When the department failed to take the remedial action, the villagers again appealed to the Public Protector, in 2009. The department was given two months to implement the recommendations, but it still has not done this ten years later.
Oupa Segalwe of the Public Protector said: “The Nandoni issue has been as frustrating for the Public Protector as it has been for the affected communities. The investigation report was issued by Advocate Lawrence Mushwana in 2009 and it’s now ten years and implementation of the remedial action is still an issue. However, our compliance manager continues to monitor the situation.”
Segwale said the Public Protector does not have the resources to enforce implementation by way of a court order. The only other option available is to involve Parliament.
Sputnik Ratau, DWS spokesperson, said: “Payments are taking long because the affected want payments to be done after they have received the revised offer letters. They also want to sign these letters before payments can be made. It needs to be noted that the process is on-going as it also includes verification of not just the recipients but also that correct payments are made. On-going engagements with the recipients … are being undertaken.”
But Baloyi said: “DWS should send senior officials who can make decisions as we meet with them. Every time we have meetings the officials from DWS will tell us they are going to report to their seniors and wait for a response. That is taking us in circles.”
According to Baloyi, after holding meetings with the affected villages, a villager said: “If the department does not compensate us soon then we are going to open all dam valves and let the water out. Maybe that is the language the department understands better.”

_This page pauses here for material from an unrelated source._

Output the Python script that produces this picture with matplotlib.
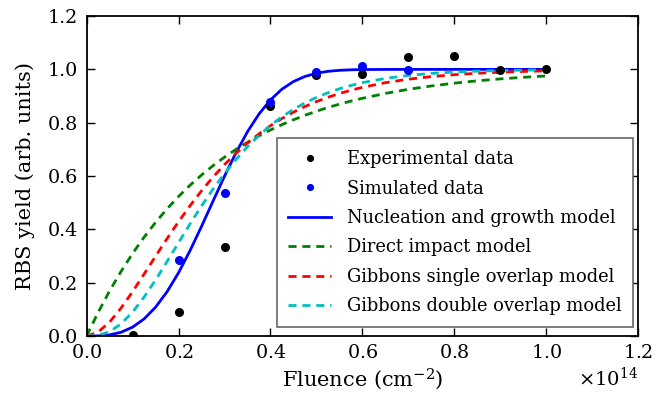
import matplotlib
matplotlib.use("Agg")
import matplotlib.pyplot as plt

# fluence in units of 1e14 cm^-2
exp_x = [0.1, 0.2, 0.3, 0.4, 0.5, 0.6, 0.7, 0.8, 0.9, 1.0]
exp_y = [0.005, 0.091, 0.335, 0.864, 0.978, 0.983, 1.045, 1.05, 0.998, 1.0]

sim_x = [0.2, 0.3, 0.4, 0.5, 0.6, 0.7]
sim_y = [0.285, 0.537, 0.879, 0.991, 1.011, 0.998]

# curves
curve_x = [0.0, 0.025, 0.05, 0.075, 0.1, 0.125, 0.15, 0.175, 0.2, 0.225, 0.25,
           0.275, 0.3, 0.325, 0.35, 0.375, 0.4, 0.425, 0.45, 0.475, 0.5,
           0.525, 0.55, 0.575, 0.6, 0.65, 0.7, 0.75, 0.8, 0.85, 0.9, 0.95, 1.0]

nucleation = [0.0, 0.0005, 0.0042, 0.0142, 0.0333, 0.0641, 0.1081, 0.1661,
              0.2375, 0.3203, 0.4112, 0.5058, 0.5996, 0.6877, 0.7662, 0.8326,
              0.8857, 0.9259, 0.9544, 0.9735, 0.9855, 0.9926, 0.9964, 0.9984,
              0.9993, 0.9998, 1.0, 1.0, 1.0, 1.0, 1.0, 1.0, 1.0]

direct = [0.0, 0.0884, 0.1691, 0.2425, 0.3095, 0.3706, 0.4262, 0.4770, 0.5232,
          0.5654, 0.6038, 0.6389, 0.6708, 0.7000, 0.7265, 0.7506, 0.7727,
          0.7928, 0.8111, 0.8278, 0.8431, 0.8570, 0.8696, 0.8811, 0.8916,
          0.9099, 0.9252, 0.9378, 0.9483, 0.9571, 0.9643, 0.9703, 0.9754]

single = [0.0, 0.0147, 0.0524, 0.1049, 0.1663, 0.2321, 0.2992, 0.3653, 0.4288,
          0.4887, 0.5446, 0.5961, 0.6430, 0.6854, 0.7238, 0.7582, 0.7887,
          0.8158, 0.8397, 0.8606, 0.8791, 0.8953, 0.9095, 0.9219, 0.9326,
          0.9501, 0.9632, 0.9729, 0.9801, 0.9854, 0.9894, 0.9923, 0.9944]

double = [0.0, 0.0025, 0.0163, 0.0456, 0.0898, 0.1459, 0.2102, 0.2795, 0.3501,
          0.4204, 0.4881, 0.5513, 0.6091, 0.6622, 0.7103, 0.7526, 0.7897,
          0.8222, 0.8502, 0.8743, 0.8948, 0.9123, 0.9273, 0.9396, 0.9502,
          0.9662, 0.9773, 0.9848, 0.9899, 0.9934, 0.9957, 0.9972, 0.9982]

plt.rcParams['font.family'] = 'DejaVu Serif'
plt.rcParams['mathtext.fontset'] = 'dejavuserif'
plt.rcParams['font.size'] = 13

scale = 1e14
dash = (2.9, 2.1)
fig = plt.figure(figsize=(6.56, 4.01), dpi=100)
ax = fig.add_axes([0.132, 0.162, 0.841, 0.798])

ax.plot([v * scale for v in exp_x], exp_y, 'ko', ms=5.5, mec='k', zorder=5,
        label='Experimental data')
ax.plot([v * scale for v in sim_x], sim_y, 'o', color='b', ms=5.5, mec='b',
        zorder=6, label='Simulated data')
xs = [v * scale for v in curve_x]
ax.plot(xs, nucleation, '-', color='b', lw=2, label='Nucleation and growth model')
ax.plot(xs, direct, '--', color='g', lw=2, dashes=dash,
        label='Direct impact model')
ax.plot(xs, single, '--', color='r', lw=2, dashes=dash,
        label='Gibbons single overlap model')
ax.plot(xs, double, '--', color='c', lw=2, dashes=dash,
        label='Gibbons double overlap model')

ax.set_xlim(0, 1.2e14)
ax.set_ylim(0, 1.2)
ax.set_xticks([i * 0.2e14 for i in range(7)])
ax.set_yticks([i * 0.2 for i in range(7)])
ax.ticklabel_format(axis='x', style='sci', scilimits=(0, 0), useMathText=True)
ax.tick_params(direction='in', top=True, right=True, length=6, width=1,
               labelsize=13.8, pad=6)
for s in ax.spines.values():
    s.set_linewidth(1.3)

ax.set_xlabel('Fluence (cm$^{-2}$)', fontsize=15, labelpad=3)
ax.set_ylabel('RBS yield (arb. units)', fontsize=15, labelpad=9)
ax.xaxis.get_offset_text().set_fontsize(14)

leg = ax.legend(loc='lower right', bbox_to_anchor=(0.99, 0.028),
                borderaxespad=0, numpoints=1, fontsize=12.9, handlelength=2.4,
                handletextpad=0.85, markerscale=0.75, fancybox=False,
                framealpha=1, labelspacing=0.64, borderpad=0.65)
leg.get_frame().set_edgecolor('0.4')
leg.get_frame().set_linewidth(1.2)

fig.savefig('out.png', dpi=100)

Phophi Mangwala, 65, of Ha-Budeli, told GroundUp that she is now forced to sleep in one big room with four of her adult children and grandchildren. “Before relocation I used to have several houses that could accommodate us all well. Currently, the government built us a house and divided it into two rooms. The other room is like a hall,” she said.
“I have to borrow mealie meal from shop owners [at month end], but before relocation we used to farm and harvested much that could take us to the next season,” said Mangwala.
The family now lives on social grants.
Homesteads in the village are built of brick with zinc roofs. They only have pit toilets.
Phillis Muvhulawa, who was also relocated, said, “We used to have enough land for fruits and mealie fields.”